St. Patrick’s Day, a global celebration of Irish culture, particularly marks the life and deeds of St. Patrick, one of Ireland’s patron saints.
Many people wear an item of green clothing on the day. Parties featuring Irish food and drinks that are dyed in green food color are part of this celebration. It is a time when children can indulge in sweets and adults can enjoy a “pint” of beer at a local pub.
Many restaurants and pubs offer Irish food or drink, which include:
- Irish brown bread.
- Corned beef and cabbage.
- Beef and Guinness pie.
- Irish cream chocolate mousse cake.
- Irish coffee.
- Irish potato champ, also known as poundies, cally or pandy.
- Irish stew.
- Irish potato soup.
Some people plan a pilgrimage to St Patrick’s Purgatory, which is commonly associated with penance and spiritual healing since the early 13th century. It is on Station Island in Lough Derg in County Donegal where St Patrick had a vision promising that all who came to the sanctuary in penitence and faith would receive a pardon for their sins.
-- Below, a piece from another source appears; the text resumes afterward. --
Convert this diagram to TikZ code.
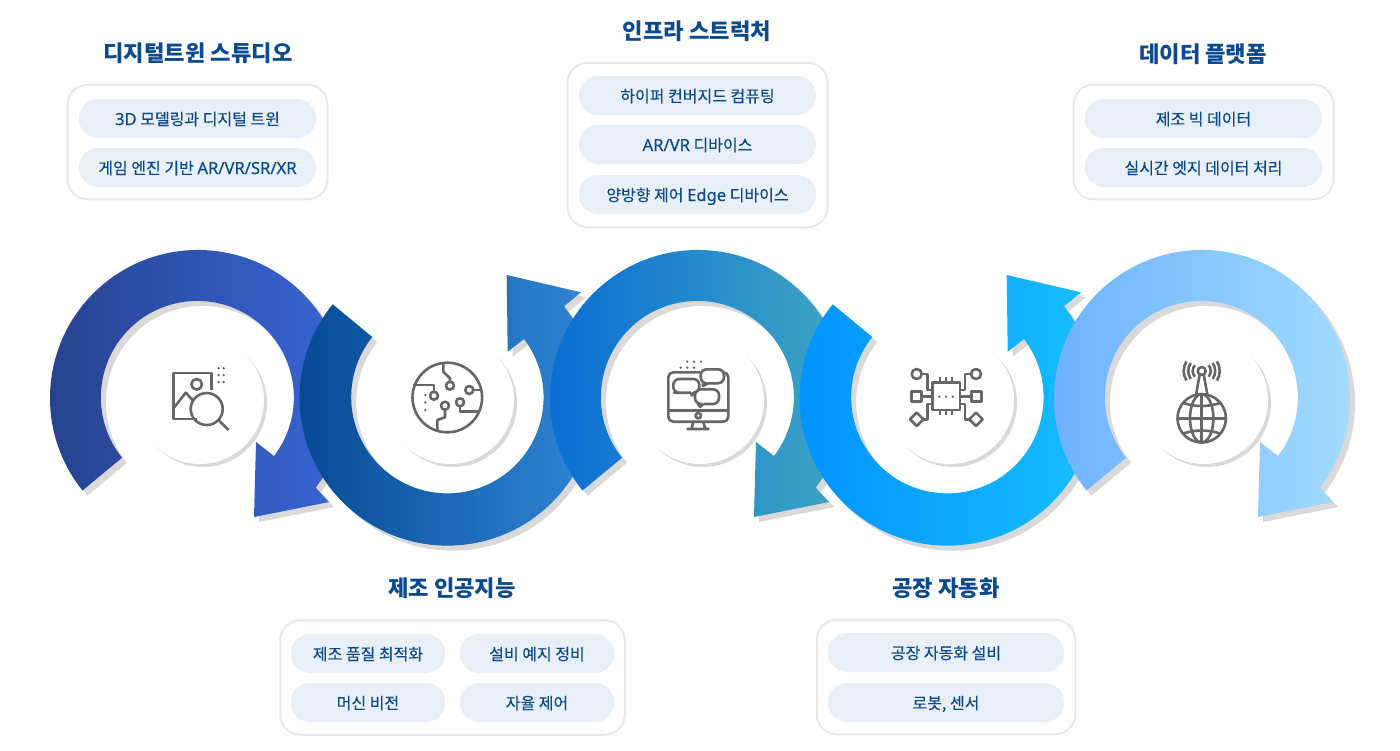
\documentclass[tikz,border=0pt]{standalone}
\usepackage{fontspec}
\setmainfont{Noto Sans CJK KR}
\newfontfamily\pillfont[FakeBold=0.25]{Noto Sans CJK KR}
\newfontfamily\latinfont[FakeBold=0.2]{Noto Sans}
\newcommand{\lat}[1]{{\latinfont\fontsize{16.6}{16}\selectfont #1}}
\definecolor{navy}{HTML}{0B4A8F}
\definecolor{pillc}{HTML}{E9EFF6}
\definecolor{cardb}{HTML}{E9E9E9}
\definecolor{shad}{HTML}{D9D9D9}
\definecolor{iconc}{HTML}{666666}
\tikzset{
  cardbox/.style={draw=cardb,line width=2pt,fill=white,rounded corners=20pt,minimum width=#1,minimum height=114.5pt,inner sep=0pt},
  pillbox/.style={fill=pillc,rounded corners=19pt,minimum height=39pt,minimum width=#1,inner sep=0pt,text=navy,font=\fontsize{16}{16}\pillfont,text height=15.5pt,text depth=2.5pt},
  titlebox/.style={text=navy,font=\fontsize{22.2}{22}\selectfont\bfseries,inner sep=0pt,text height=20pt,text depth=3pt},
  icon/.style={draw=iconc,line width=2.6pt,line join=round},
  dotf/.style={fill=iconc,draw=none},
  halo/.style={fill=shad,draw=none},
  disk/.style={fill=white,draw=none}
}
\newcommand{\pathA}{(82.5,490.5) arc[start angle=141.3,end angle=397.3,radius=148] -- (329,502) -- (254,517) -- (256,442) -- (274,456) arc[start angle=397.4,end angle=141.3,radius=96.5] -- cycle}
\newcommand{\pathB}{(332.7,304.3) arc[start angle=219.1,end angle=-38.1,radius=148] -- (581,292.3) -- (506.7,275) -- (507.7,351.7) -- (524,339) arc[start angle=-37.2,end angle=218.7,radius=96.2] -- cycle}
\newcommand{\ringA}[3]{%
  \fill[shad,shift={(#1+5,5)}] \pathA;
  \shade[shift={(#1,0)},left color=#2,right color=#3] \pathA;}
\newcommand{\ringB}[3]{%
  \fill[shad,shift={(#1+5,5)}] \pathB;
  \shade[shift={(#1,0)},left color=#2,right color=#3] \pathB;}
\newcommand{\diskat}[2]{%
  \fill[halo] (#1+3,#2+3) circle[radius=64];
  \fill[disk] (#1,#2) circle[radius=64];}
\definecolor{ra}{HTML}{25408A}\definecolor{rb}{HTML}{3A67D8}
\definecolor{rc}{HTML}{03468F}\definecolor{rd}{HTML}{3389D8}
\definecolor{re}{HTML}{066AD6}\definecolor{rf}{HTML}{42A8C2}
\definecolor{rg}{HTML}{0090FF}\definecolor{rh}{HTML}{19C0FF}
\definecolor{ri}{HTML}{6BB0FF}\definecolor{rj}{HTML}{A3DCFF}
\begin{document}
\begin{tikzpicture}[x=1pt,y=-1pt]
\useasboundingbox (0,0) rectangle (1400,750);
\fill[white] (0,0) rectangle (1400,750);
% disks
\diskat{200}{400}\diskat{450}{400}\diskat{700}{400}\diskat{950}{400}\diskat{1204}{400}
% rings
\ringA{0}{ra}{rb}
\ringB{0}{rc}{rd}
\ringA{500}{re}{rf}
\ringB{500}{rg}{rh}
\ringA{1004}{ri}{rj}
% icon 1
\draw[icon] (211.7,390) -- (211.7,373) -- (173.7,373) -- (173.7,419) -- (197,419);
\draw[icon] (196.7,384.3) circle[radius=5.3];
\draw[icon] (173.7,408) -- (185.7,392.7) -- (192.7,400);
\draw[icon] (206.7,409) circle[radius=16];
\draw[icon] (218.3,420) -- (228.7,430);
\foreach \x in {218.7,223.7}\foreach \y in {368.3,375,382}\fill[dotf] (\x,\y) circle[radius=1.3];
% icon 2
\draw[icon] (447.3,397.5) circle[radius=34.8];
\draw[icon] (443.3,363.3) -- (443.3,371.7) -- (450,378.3) -- (450,381.7);
\draw[icon] (450,385.7) circle[radius=4];
\draw[icon] (413.3,385) -- (434,385) -- (434,391.7);
\draw[icon] (434,395.7) circle[radius=4];
\draw[icon] (469.3,390) circle[radius=4];
\draw[icon] (473.3,390) -- (481.7,390);
\draw[icon] (445,405.7) circle[radius=4];
\draw[icon] (445,409.7) -- (445,417.3) -- (437.3,420) -- (437.3,430.7);
\draw[icon] (460,402.3) circle[radius=4];
\draw[icon] (460,406.3) -- (460,411.7) -- (478.3,411.7);
\foreach \y in {395,402.3,410}\fill[dotf] (425.3,\y) circle[radius=1.3];
% icon 3
\draw[icon] (700,372.3) -- (673.3,372.3) arc[start angle=270,end angle=180,radius=5] -- (668.3,416.7) arc[start angle=180,end angle=90,radius=5] -- (723.3,421.7) arc[start angle=90,end angle=0,radius=5] -- (728.3,377.3) arc[start angle=0,end angle=-90,radius=5];
\draw[icon] (668.3,410.7) -- (728.3,410.7);
\draw[icon] (698.3,415.7) circle[radius=2.7];
\draw[icon] (693.3,421.7) -- (691.5,429) (703.3,421.7) -- (705.1,429) (686.7,429) -- (709.3,429);
\draw[icon,rounded corners=6pt] (691,392.7) -- (680,392.7) -- (673.3,392.7) -- (673.3,379) -- (699.3,379) -- (699.3,392.7) -- (695,392.7);
\draw[icon] (691,392.7) -- (691.7,395.5) -- (695,392.7);
\draw[icon,rounded corners=6pt] (708,383.3) -- (724,383.3) -- (724,369.3) -- (700.7,369.3) -- (700.7,383.3) -- (703,383.3);
\draw[icon] (703,383.3) -- (703,386) -- (708,383.3);
\draw[icon,rounded corners=6pt] (703.5,404) -- (719,404) -- (719,389.3) -- (695,389.3) -- (695,404) -- (698,404);
\draw[icon] (698,404) -- (700,406.7) -- (703.5,404);
\foreach \p in {(687.3,361.7),(694,361.7),(701,361.7),(680.7,367.7),(687.3,367.7),(694,367.7)}\fill[dotf] \p circle[radius=1.3];
% icon 4
\draw[icon] (932.7,382.7) rectangle (960,410);
\foreach \x in {940,946,952}\draw[icon] (\x,377.3) -- (\x,382.7) (\x,410) -- (\x,415.3);
\draw[icon] (911.7,391.7) rectangle (921.7,401.7);
\draw[icon] (971.7,391.7) rectangle (981.3,401.7);
\draw[icon] (921.7,396.7) -- (932.7,396.7) (960,396.7) -- (971.7,396.7);
\draw[icon] (916.7,374) circle[radius=5];
\draw[icon] (976,374) circle[radius=5];
\draw[icon] (921.7,374) -- (927.3,374) -- (927.3,390) -- (932.7,390);
\draw[icon] (971,374) -- (965,374) -- (965,390) -- (960,390);
\draw[icon] (916.7,412.6) -- (923.4,419.3) -- (916.7,426) -- (910,419.3) -- cycle;
\draw[icon] (976,412.6) -- (982.7,419.3) -- (976,426) -- (969.3,419.3) -- cycle;
\draw[icon] (923.3,419.3) -- (927.3,419.3) -- (927.3,404) -- (932.7,404);
\draw[icon] (969.3,419.3) -- (965,419.3) -- (965,404) -- (960,404);
\foreach \x in {939.3,946,952.7}\fill[dotf] (\x,396.7) circle[radius=1.3];
% icon 5
\draw[icon] (1201.7,418.3) circle[radius=24.2];
\draw[icon] (1201.7,418.3) ellipse[x radius=11.7,y radius=24.2];
\draw[icon] (1201.7,394.1) -- (1201.7,442.5) (1177.5,418.3) -- (1225.9,418.3);
\draw[icon] (1183.5,403) .. controls (1195,407) and (1208,407) .. (1220,403);
\draw[icon] (1183.5,433.5) .. controls (1195,429.5) and (1208,429.5) .. (1220,433.5);
\draw[icon] (1201.7,371) circle[radius=4];
\draw[icon] (1199.6,375) -- (1196,395) (1203.8,375) -- (1207.4,395);
\foreach \r/\a in {9/40,13.5/36,18/32}{
  \draw[icon] (1201.7,371) ++(180+\a:\r) arc[start angle=180+\a,end angle=180-\a,radius=\r];
  \draw[icon] (1201.7,371) ++(-\a:\r) arc[start angle=-\a,end angle=\a,radius=\r];
}
% cards
\node[cardbox=260pt] (card1) at (197.5,142) {};
\node[cardbox=260pt,minimum height=164.5pt] (card2) at (697.5,145) {};
\node[cardbox=260pt] (card3) at (1203.5,142) {};
\node[cardbox=344.5pt] (card4) at (452.5,677.5) {};
\node[cardbox=258.5pt] (card5) at (946,677) {};
% titles
\node[titlebox] (t1) at (198,53) {디지털트윈 스튜디오};
\node[titlebox] (t2) at (697,31) {인프라 스트럭처};
\node[titlebox] (t3) at (1203,54) {데이터 플랫폼};
\node[titlebox] (t4) at (452,588) {제조 인공지능};
\node[titlebox] (t5) at (946,588) {공장 자동화};
% pills
\node[pillbox=237pt] (p11) at (197.5,118.5) {\lat{3D} 모델링과 디지털 트윈};
\node[pillbox=237pt] (p12) at (197.5,167.5) {게임 엔진 기반 \lat{AR/VR/SR/XR}};
\node[pillbox=237pt] (p21) at (697.5,95.5) {하이퍼 컨버지드 컴퓨팅};
\node[pillbox=237pt] (p22) at (697.5,144.5) {\lat{AR/VR} 디바이스};
\node[pillbox=237pt] (p23) at (697.5,194.5) {양방향 제어 \lat{Edge} 디바이스};
\node[pillbox=237pt] (p31) at (1203.5,118.5) {제조 빅 데이터};
\node[pillbox=237pt] (p32) at (1203.5,167.5) {실시간 엣지 데이터 처리};
\node[pillbox=154pt] (p41) at (368,653.5) {제조 품질 최적화};
\node[pillbox=154pt] (p42) at (537,653.5) {설비 예지 정비};
\node[pillbox=154pt] (p43) at (368,702.5) {머신 비전};
\node[pillbox=154pt] (p44) at (537,702.5) {자율 제어};
\node[pillbox=236pt] (p51) at (946,652.5) {공장 자동화 설비};
\node[pillbox=236pt] (p52) at (946,702.5) {로봇, 센서};
\end{tikzpicture}
\end{document}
St Patrick’s Day is a bank holiday in Northern Ireland (United Kingdom) and the Republic of Ireland. St Patrick’s Day is also a festive occasion in some parts of the world where it is not a public holiday.
The most common St Patrick’s Day symbol is the shamrock. Many people choose to wear the color green and the flag of the Republic of Ireland is often seen in St Patrick’s Day parades around the world. Irish brands of drinks are popular at St Patrick’s Day events.
Religious symbols include snakes and serpents, as well as the Celtic cross. Some say that Saint Patrick added the sun, a powerful Irish symbol, onto the Christian cross to create what is now called a Celtic cross. Other Irish-related symbols seen on St Patrick’s Day include the harp, which was used in Ireland for centuries, as well as a mythological creature known as the leprechaun and a pot of gold that the leprechaun keeps hidden.
Here’s hoping you find your pot of gold today!
St. Patrick’s Day Fun Facts
Montreal boasts the longest running and largest St. Patrick’s Day parade in North America; the Canadian city has not missed the event since 1824.
Careful not to blink — the shortest St. Patrick’s Day parade in the world takes place in Dripsey, in Ireland’s County Cork. The big event lasts 100 yards and travels between the town’s two pubs.
Those who don’t wear green on St. Patrick’s Day must beware. In the 1700s, people who forgot to wear green got pinched by their peers. Why? Legend has it that wearing green on March 17 renders one invisible to leprechauns and fairies. Garbed in any other color, they could see and pinch the only thing visible. Peers started pinching those who forgot to wear green as a warning that the leprechauns could see them, sneak up on them and work their mischief.
Leprechauns are the only faerie that maintains a trade: they are shoemakers.